JT8D escreveu:A situação realmente é difícil e eu não quero "impor" meu otimismo a ninguém. Essa atitude é mais uma opção pessoal minha.
Por incrível que pareça, o projeto do sub nuclear tem resistido bravamente às inúmeras crises ao longo de todos esses anos. O resultado dessas crises tem sido atrasos, mas não a descontinuidade do programa. Bem ou mal, um núcleo de técnicos extremamente experientes e capacitados tem sido mantido e, como um organismo em estado latente, o projeto sobrevive e vai acumulando conhecimento. Não é incomum que programas complexos sofram grandes atrasos, mesmo em países de economia saudável e mesmo com verbas abundantes. Pesquisa e desenvolvimento é uma atividade árdua, que requer persistência e continuidade, o que não é fácil se de conseguir na era imediatista em que vivemos. Matar o projeto não vai resolver nossos problemas atuais, só vai contribuir para perpetuá-los. É apenas a minha opinião.
Abs,
JT
Sabe, amigo JT8D, a questão é que não dá para ser otimista com a situação do programa hoje. Tudo bem que o pessoal do reator ainda está lá, bravamente se mantendo ativo para tentar colocá-lo pelo menos para realizar os testes (que deveriam ter começado 5 anos atrás - o que se tem feito desde então?) e provavelmente estudando muito para se manterem atualizados com pelo menos a teoria de reatores, de forma a algum dia, se forem chamados, poderem tentar desenvolver um sucessor para o RENAP11/50 (que convenhamos, tem concepção de 20 anos atrás). Imagine por exemplo um engenheiro que projetou um único avião 20 anos atrás, se daqui a dez anos fosse chamado a projetar outro - ele teria como superar estes 30 anos de defasagem na sua experiência de projetos? Mas vamos imaginar que de alguma forma, sim.
O casco também poderemos desenvolver, este é o escopo do contrato com a DCNS. No mínimo os franceses poderiam nos passar um projeto praticamente pronto, e faríamos apenas as adaptações necessárias para encaixar nele os nossos sistemas.
Mas e o resto? Só casco e reator não fazem um submarino nuclear operacional. Quem faria o motor elétrico (o do Labgene veio da França), os sistemas eletrônicos de controle, sensores, sistemas de armas, e etc...? Para os Scorpène-BR tudo isso vem da França, mas dificilmente eles poderiam fornecer para um sub nuclear de um país que não pertença ao clube das grandes potências. E por mais que se fale que sim, hoje ninguém no Brasil está pensando seriamente em desenvolver tudo isso, simplesmente não há verba sequer para pagar os salários dos engenheiros que poderiam fazê-lo, se for possível encontrar algum.

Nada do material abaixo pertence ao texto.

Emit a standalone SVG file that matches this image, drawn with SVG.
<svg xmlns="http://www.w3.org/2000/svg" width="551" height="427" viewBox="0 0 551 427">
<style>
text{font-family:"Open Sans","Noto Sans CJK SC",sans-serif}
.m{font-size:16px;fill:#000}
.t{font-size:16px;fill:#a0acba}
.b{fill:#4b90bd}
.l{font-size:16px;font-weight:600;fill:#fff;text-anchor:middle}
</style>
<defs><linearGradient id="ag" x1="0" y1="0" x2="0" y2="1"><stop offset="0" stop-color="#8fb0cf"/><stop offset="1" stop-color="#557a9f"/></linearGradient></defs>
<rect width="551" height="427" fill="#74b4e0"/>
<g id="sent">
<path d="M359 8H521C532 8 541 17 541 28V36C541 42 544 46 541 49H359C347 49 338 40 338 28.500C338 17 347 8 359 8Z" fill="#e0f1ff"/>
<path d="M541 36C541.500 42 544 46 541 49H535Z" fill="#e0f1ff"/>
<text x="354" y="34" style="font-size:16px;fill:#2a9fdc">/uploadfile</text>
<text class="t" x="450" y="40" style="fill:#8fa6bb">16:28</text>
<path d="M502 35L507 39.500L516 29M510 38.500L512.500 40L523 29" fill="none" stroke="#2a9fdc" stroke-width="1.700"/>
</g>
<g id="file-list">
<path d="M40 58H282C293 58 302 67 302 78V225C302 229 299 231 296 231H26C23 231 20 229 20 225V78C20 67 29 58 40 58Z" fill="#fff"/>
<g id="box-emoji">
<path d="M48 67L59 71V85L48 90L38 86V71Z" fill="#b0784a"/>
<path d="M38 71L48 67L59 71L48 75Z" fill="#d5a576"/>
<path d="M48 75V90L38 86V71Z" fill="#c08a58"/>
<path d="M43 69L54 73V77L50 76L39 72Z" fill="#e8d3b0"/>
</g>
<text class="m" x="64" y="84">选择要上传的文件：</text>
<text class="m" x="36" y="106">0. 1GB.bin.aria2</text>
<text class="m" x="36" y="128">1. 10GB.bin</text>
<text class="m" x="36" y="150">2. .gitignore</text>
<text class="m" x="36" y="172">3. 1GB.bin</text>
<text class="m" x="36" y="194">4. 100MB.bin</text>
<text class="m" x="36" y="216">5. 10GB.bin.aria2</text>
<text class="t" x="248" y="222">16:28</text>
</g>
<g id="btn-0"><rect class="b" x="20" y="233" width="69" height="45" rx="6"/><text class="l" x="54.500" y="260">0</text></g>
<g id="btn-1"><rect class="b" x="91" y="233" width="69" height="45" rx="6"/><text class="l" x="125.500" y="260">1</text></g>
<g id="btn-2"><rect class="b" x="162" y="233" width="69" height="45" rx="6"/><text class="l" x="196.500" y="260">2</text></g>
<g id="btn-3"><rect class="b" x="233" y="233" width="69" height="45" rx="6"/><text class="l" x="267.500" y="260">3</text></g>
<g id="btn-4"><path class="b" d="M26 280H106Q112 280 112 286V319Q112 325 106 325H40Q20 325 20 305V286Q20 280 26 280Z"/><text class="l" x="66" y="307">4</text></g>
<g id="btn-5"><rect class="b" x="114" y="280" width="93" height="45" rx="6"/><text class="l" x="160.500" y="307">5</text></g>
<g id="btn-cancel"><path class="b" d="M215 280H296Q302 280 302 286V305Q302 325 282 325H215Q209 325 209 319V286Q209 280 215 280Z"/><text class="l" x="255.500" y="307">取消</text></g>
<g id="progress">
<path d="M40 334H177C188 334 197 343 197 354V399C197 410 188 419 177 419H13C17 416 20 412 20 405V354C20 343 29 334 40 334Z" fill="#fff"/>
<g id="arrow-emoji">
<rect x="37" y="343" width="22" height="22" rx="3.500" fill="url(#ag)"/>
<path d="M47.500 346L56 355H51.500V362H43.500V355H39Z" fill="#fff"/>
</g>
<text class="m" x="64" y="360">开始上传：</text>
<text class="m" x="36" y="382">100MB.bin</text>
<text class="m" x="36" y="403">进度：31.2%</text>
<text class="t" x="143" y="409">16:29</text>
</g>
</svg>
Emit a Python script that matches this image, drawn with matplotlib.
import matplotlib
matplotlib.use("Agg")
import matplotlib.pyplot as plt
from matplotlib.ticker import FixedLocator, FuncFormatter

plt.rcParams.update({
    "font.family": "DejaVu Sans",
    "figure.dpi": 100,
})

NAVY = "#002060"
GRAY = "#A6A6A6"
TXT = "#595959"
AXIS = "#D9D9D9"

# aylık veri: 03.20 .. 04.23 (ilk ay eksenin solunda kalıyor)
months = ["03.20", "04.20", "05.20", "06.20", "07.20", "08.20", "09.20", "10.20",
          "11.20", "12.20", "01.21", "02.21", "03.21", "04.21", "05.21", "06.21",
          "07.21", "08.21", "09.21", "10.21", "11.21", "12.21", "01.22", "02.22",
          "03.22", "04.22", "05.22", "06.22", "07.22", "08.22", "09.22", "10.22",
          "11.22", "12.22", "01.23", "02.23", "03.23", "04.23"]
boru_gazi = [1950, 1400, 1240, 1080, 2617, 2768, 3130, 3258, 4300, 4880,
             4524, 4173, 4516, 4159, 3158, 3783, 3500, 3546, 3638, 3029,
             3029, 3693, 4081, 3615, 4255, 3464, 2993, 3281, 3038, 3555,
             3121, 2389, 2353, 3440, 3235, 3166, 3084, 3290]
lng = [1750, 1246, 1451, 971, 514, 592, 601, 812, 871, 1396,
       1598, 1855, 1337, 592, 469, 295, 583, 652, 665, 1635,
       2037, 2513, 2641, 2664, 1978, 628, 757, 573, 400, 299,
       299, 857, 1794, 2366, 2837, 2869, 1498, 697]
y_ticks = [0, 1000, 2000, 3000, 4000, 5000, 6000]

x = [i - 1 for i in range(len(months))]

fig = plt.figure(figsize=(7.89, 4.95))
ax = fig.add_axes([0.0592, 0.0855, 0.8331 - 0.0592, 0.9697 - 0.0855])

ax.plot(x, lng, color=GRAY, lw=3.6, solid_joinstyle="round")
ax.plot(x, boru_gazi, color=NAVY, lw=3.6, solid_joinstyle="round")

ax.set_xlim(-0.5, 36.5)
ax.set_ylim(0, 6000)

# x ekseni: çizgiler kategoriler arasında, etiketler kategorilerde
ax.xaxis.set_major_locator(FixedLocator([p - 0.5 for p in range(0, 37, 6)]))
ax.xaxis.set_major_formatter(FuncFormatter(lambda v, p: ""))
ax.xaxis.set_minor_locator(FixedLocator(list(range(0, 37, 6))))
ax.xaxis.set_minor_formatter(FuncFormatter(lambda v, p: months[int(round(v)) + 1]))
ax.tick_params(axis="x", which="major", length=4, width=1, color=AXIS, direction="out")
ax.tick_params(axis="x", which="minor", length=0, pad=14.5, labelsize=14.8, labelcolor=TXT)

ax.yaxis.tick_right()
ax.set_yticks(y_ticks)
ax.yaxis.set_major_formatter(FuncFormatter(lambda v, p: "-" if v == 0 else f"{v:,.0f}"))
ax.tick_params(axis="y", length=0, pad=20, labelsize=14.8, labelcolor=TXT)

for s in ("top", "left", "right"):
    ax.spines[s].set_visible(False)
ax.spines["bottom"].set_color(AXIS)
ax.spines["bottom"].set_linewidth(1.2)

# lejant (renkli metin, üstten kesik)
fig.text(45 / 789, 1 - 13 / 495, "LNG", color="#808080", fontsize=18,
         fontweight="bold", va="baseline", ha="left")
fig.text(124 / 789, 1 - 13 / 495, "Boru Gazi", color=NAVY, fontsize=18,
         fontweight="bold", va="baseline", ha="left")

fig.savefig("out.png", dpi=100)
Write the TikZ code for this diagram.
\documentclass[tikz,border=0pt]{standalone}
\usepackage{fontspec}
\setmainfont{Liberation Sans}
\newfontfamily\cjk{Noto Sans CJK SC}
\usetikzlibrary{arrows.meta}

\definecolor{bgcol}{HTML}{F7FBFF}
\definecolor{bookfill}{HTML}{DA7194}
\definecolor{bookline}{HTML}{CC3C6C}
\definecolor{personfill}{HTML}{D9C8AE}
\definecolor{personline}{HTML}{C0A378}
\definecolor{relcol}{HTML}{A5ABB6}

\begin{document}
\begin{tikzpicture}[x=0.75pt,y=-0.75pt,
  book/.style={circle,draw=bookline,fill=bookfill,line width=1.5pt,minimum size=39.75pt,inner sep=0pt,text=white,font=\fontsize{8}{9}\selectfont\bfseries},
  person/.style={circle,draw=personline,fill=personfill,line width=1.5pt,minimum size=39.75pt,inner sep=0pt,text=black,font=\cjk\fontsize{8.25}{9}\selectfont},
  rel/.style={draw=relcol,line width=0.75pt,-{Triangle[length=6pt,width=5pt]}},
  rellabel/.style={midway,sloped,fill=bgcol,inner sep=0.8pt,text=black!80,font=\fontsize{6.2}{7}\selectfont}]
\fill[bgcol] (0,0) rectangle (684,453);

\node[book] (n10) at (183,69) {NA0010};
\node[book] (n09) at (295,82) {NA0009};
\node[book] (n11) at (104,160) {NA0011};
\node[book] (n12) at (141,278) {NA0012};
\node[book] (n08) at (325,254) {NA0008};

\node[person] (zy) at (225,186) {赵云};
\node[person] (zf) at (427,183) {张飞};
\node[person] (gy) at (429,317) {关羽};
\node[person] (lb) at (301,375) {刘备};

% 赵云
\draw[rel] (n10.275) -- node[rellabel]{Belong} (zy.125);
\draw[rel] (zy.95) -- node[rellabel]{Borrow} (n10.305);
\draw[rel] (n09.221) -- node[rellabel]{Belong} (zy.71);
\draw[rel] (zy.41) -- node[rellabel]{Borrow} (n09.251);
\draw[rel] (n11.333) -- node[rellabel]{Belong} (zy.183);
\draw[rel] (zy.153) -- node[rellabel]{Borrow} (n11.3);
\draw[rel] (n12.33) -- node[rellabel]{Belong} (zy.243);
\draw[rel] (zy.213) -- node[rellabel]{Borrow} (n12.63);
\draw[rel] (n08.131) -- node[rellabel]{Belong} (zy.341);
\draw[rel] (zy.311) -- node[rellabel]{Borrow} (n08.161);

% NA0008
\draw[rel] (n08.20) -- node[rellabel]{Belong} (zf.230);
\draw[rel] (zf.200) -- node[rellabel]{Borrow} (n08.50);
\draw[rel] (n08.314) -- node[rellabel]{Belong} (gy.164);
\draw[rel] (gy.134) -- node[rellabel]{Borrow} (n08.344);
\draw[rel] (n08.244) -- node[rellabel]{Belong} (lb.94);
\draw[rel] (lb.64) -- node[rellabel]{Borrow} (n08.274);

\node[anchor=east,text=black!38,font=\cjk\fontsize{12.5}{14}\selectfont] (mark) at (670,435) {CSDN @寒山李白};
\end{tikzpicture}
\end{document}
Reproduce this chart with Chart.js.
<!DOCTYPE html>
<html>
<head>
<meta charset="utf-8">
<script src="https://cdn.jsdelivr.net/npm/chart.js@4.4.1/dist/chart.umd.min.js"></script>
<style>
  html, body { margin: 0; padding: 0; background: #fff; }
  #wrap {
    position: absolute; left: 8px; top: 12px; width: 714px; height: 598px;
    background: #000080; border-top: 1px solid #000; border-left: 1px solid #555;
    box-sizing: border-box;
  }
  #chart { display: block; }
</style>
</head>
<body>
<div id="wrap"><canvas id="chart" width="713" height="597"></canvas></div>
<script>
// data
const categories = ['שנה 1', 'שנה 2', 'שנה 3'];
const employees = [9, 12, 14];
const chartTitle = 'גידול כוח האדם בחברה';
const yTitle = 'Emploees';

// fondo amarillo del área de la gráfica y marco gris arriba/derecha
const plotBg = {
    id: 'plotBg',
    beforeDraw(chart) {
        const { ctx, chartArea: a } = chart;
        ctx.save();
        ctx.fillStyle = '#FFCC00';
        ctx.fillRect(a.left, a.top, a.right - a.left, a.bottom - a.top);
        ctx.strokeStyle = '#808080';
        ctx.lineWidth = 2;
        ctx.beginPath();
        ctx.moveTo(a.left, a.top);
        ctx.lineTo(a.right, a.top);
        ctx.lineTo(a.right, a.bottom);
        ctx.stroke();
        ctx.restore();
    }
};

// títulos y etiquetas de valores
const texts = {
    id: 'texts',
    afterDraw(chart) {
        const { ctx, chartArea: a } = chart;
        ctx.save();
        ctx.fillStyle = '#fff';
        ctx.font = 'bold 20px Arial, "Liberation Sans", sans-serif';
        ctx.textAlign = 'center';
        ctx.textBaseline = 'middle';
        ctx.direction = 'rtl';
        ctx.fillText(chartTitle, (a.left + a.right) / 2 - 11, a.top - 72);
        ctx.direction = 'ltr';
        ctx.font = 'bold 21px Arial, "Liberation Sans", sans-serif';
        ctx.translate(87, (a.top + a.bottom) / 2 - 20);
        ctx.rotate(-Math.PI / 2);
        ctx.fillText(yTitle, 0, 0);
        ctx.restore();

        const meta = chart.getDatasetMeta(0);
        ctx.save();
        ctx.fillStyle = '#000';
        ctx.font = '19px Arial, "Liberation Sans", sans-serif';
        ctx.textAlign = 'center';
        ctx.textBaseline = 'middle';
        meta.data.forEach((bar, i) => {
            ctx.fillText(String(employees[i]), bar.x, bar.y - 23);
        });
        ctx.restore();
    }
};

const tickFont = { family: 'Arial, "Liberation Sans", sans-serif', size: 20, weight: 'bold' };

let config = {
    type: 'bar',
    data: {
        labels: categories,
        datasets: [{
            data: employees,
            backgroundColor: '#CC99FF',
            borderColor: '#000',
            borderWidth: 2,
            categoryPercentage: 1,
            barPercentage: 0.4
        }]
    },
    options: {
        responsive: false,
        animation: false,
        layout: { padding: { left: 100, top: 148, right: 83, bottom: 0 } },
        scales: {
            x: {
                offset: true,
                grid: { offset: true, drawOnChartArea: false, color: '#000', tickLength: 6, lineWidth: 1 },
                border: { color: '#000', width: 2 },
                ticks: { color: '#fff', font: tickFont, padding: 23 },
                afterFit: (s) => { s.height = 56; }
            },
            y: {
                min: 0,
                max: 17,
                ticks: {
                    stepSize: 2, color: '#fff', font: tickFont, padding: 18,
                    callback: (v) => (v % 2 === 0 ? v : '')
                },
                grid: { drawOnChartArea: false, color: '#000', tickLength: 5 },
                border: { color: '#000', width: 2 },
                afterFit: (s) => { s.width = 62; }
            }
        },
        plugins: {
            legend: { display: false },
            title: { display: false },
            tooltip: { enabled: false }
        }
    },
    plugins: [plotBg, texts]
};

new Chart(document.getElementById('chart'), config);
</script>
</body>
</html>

Então como vai ser? Vamos comprar todo o "recheio" do nosso sub nuclear na França também? Eles vão poder vender apesar das pressões internacionais que com certeza surgiriam (lembra dos Mistral para a Rússia)? Desenvolver tudo o que seria preciso não é coisa que se possa fazer em um ou dois anos, se quiséssemos mesmo ter um sub nuclear pronto em 2025 a maior parte já teria que estar sendo desenvolvida hoje. Só para dar um exemplo, quando a Petrobrás quis desenvolver sondas de perfuração de alta profundidade o programa demorou 10 anos para dar resultado, e isso com verbas praticamente ilimitadas. Para um sub nuclear serão necessários muito mais componentes, muito mais complexos. Quem está indo atrás disso? Quando o programa de construção de submarinos foi relançado lá em 2008 previa-se que estas coisas começariam a ser desenvolvidas aqui, e até agora não se fez praticamente nada. Daqui para a frente será muito mais difícil ainda que se comece. E a cada ano que passa a coisa vai ficar mais e mais difícil (a derrocada de nossa indústria não está dando mostras de ser interrompida).
Então, infelizmente, não consigo sequer imaginar que se possa construir um sub nuclear no Brasil em qualquer prazo previsível. E temo sim que a simples insistência nisso inviabilize até a construção de subs convencionais após os Scorpène-BR. E isso apesar de todo o esforço e todo o gasto feito para mais uma vez tentar absorver tecnologias que permitissem isso.
É uma grande pena, mas é só mais um dos muitíssimos exemplos do processo de decadência nacional em que estamos agora metidos. E que ainda não se vê sequer tentativas de resolver.